§ **WHAT IS REQUIRED**:
All of the data should be repeated exactly; pictures are not part of the copy.

§ **INFORMATION PROVIDED**:
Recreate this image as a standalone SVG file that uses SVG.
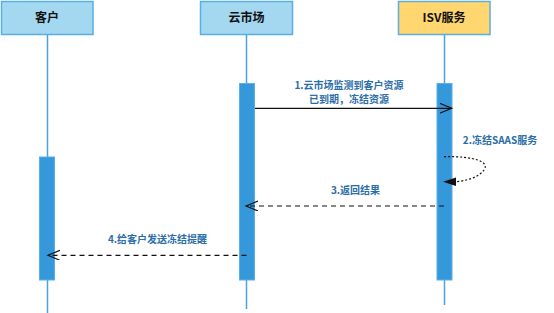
<svg xmlns="http://www.w3.org/2000/svg" width="554" height="313" viewBox="0 0 554 313">
<defs>
<style>
.hdr{fill:#a3d8f0;stroke:#5aaee3;stroke-width:1.5}
.isv{fill:#ffd670;stroke:#5aaee3;stroke-width:1.5}
.life{stroke:#4aa3e0;stroke-width:1.5;fill:none}
.bar{fill:#3598db;stroke:#5ab0e8;stroke-width:1}
.ht{font-family:"Noto Sans CJK SC","Liberation Sans",sans-serif;font-size:12px;font-weight:bold;fill:#111;text-anchor:middle}
.lt{font-family:"Noto Sans CJK SC","Liberation Sans",sans-serif;font-size:10px;font-weight:bold;fill:#2b6ea8;text-anchor:middle}
.msg{stroke:#111;stroke-width:1.2;fill:none}
.dash{stroke-dasharray:5 4}
.dot{stroke-dasharray:2 2}
</style>
<marker id="open" markerWidth="14" markerHeight="12" refX="12" refY="5" orient="auto" markerUnits="userSpaceOnUse">
<path d="M0,0 L12,5 L0,10" fill="none" stroke="#111" stroke-width="1.2"/>
</marker>
<marker id="solid" markerWidth="14" markerHeight="12" refX="12" refY="4" orient="auto" markerUnits="userSpaceOnUse">
<path d="M0,0 L12,4 L0,8 Z" fill="#111"/>
</marker>
</defs>
<rect width="554" height="313" fill="#fff"/>
<g id="node-customer">
<rect class="hdr" x="1.5" y="1.5" width="91.5" height="33"/>
<text class="ht" x="47" y="22">客户</text>
<line class="life" x1="47.5" y1="35" x2="47.5" y2="313"/>
<rect class="bar" x="39.5" y="157" width="15" height="123"/>
</g>
<g id="node-market">
<rect class="hdr" x="200.5" y="1.5" width="92" height="33"/>
<text class="ht" x="246.5" y="22">云市场</text>
<line class="life" x1="246.5" y1="35" x2="246.5" y2="309"/>
<rect class="bar" x="239.5" y="83.5" width="15" height="196.5"/>
</g>
<g id="node-isv">
<rect class="isv" x="398.5" y="1.5" width="91.5" height="33"/>
<text class="ht" x="444" y="22">ISV服务</text>
<line class="life" x1="444.5" y1="35" x2="444.5" y2="305"/>
<rect class="bar" x="437" y="83.5" width="15" height="196.5"/>
</g>
<g id="connectors">
<line class="msg" x1="255" y1="108.3" x2="451.7" y2="108.3" marker-end="url(#open)"/>
<path class="msg dot" d="M444,156.7 C475,156 490,162 484,170 C478,178 465,181 455.5,181.7"/>
<path d="M443,181.7 L456,177.5 L456,186 Z" fill="#111"/>
<line class="msg dash" x1="444" y1="206" x2="246" y2="206" marker-end="url(#open)"/>
<line class="msg dash" x1="246.5" y1="255.3" x2="48" y2="255.3" marker-end="url(#open)"/>
</g>
<g id="labels">
<text class="lt" x="349" y="89">1.云市场监测到客户资源</text>
<text class="lt" x="349" y="103">已到期，冻结资源</text>
<text class="lt" x="500" y="144">2.冻结SAAS服务</text>
<text class="lt" x="355.5" y="194">3.返回结果</text>
<text class="lt" x="157.5" y="243">4.给客户发送冻结提醒</text>
</g>
</svg>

§ **EXERCISE SOLUTION**:
Recreate this image as a standalone SVG file that uses SVG.
<svg xmlns="http://www.w3.org/2000/svg" width="554" height="313" viewBox="0 0 554 313">
<defs>
<style>
.hdr{fill:#a3d8f0;stroke:#5aaee3;stroke-width:1.5}
.isv{fill:#ffd670;stroke:#5aaee3;stroke-width:1.5}
.life{stroke:#4aa3e0;stroke-width:1.5;fill:none}
.bar{fill:#3598db;stroke:#5ab0e8;stroke-width:1}
.ht{font-family:"Noto Sans CJK SC","Liberation Sans",sans-serif;font-size:12px;font-weight:bold;fill:#111;text-anchor:middle}
.lt{font-family:"Noto Sans CJK SC","Liberation Sans",sans-serif;font-size:10px;font-weight:bold;fill:#2b6ea8;text-anchor:middle}
.msg{stroke:#111;stroke-width:1.2;fill:none}
.dash{stroke-dasharray:5 4}
.dot{stroke-dasharray:2 2}
</style>
<marker id="open" markerWidth="14" markerHeight="12" refX="12" refY="5" orient="auto" markerUnits="userSpaceOnUse">
<path d="M0,0 L12,5 L0,10" fill="none" stroke="#111" stroke-width="1.2"/>
</marker>
<marker id="solid" markerWidth="14" markerHeight="12" refX="12" refY="4" orient="auto" markerUnits="userSpaceOnUse">
<path d="M0,0 L12,4 L0,8 Z" fill="#111"/>
</marker>
</defs>
<rect width="554" height="313" fill="#fff"/>
<g id="node-customer">
<rect class="hdr" x="1.5" y="1.5" width="91.5" height="33"/>
<text class="ht" x="47" y="22">客户</text>
<line class="life" x1="47.5" y1="35" x2="47.5" y2="313"/>
<rect class="bar" x="39.5" y="157" width="15" height="123"/>
</g>
<g id="node-market">
<rect class="hdr" x="200.5" y="1.5" width="92" height="33"/>
<text class="ht" x="246.5" y="22">云市场</text>
<line class="life" x1="246.5" y1="35" x2="246.5" y2="309"/>
<rect class="bar" x="239.5" y="83.5" width="15" height="196.5"/>
</g>
<g id="node-isv">
<rect class="isv" x="398.5" y="1.5" width="91.5" height="33"/>
<text class="ht" x="444" y="22">ISV服务</text>
<line class="life" x1="444.5" y1="35" x2="444.5" y2="305"/>
<rect class="bar" x="437" y="83.5" width="15" height="196.5"/>
</g>
<g id="connectors">
<line class="msg" x1="255" y1="108.3" x2="451.7" y2="108.3" marker-end="url(#open)"/>
<path class="msg dot" d="M444,156.7 C475,156 490,162 484,170 C478,178 465,181 455.5,181.7"/>
<path d="M443,181.7 L456,177.5 L456,186 Z" fill="#111"/>
<line class="msg dash" x1="444" y1="206" x2="246" y2="206" marker-end="url(#open)"/>
<line class="msg dash" x1="246.5" y1="255.3" x2="48" y2="255.3" marker-end="url(#open)"/>
</g>
<g id="labels">
<text class="lt" x="349" y="89">1.云市场监测到客户资源</text>
<text class="lt" x="349" y="103">已到期，冻结资源</text>
<text class="lt" x="500" y="144">2.冻结SAAS服务</text>
<text class="lt" x="355.5" y="194">3.返回结果</text>
<text class="lt" x="157.5" y="243">4.给客户发送冻结提醒</text>
</g>
</svg>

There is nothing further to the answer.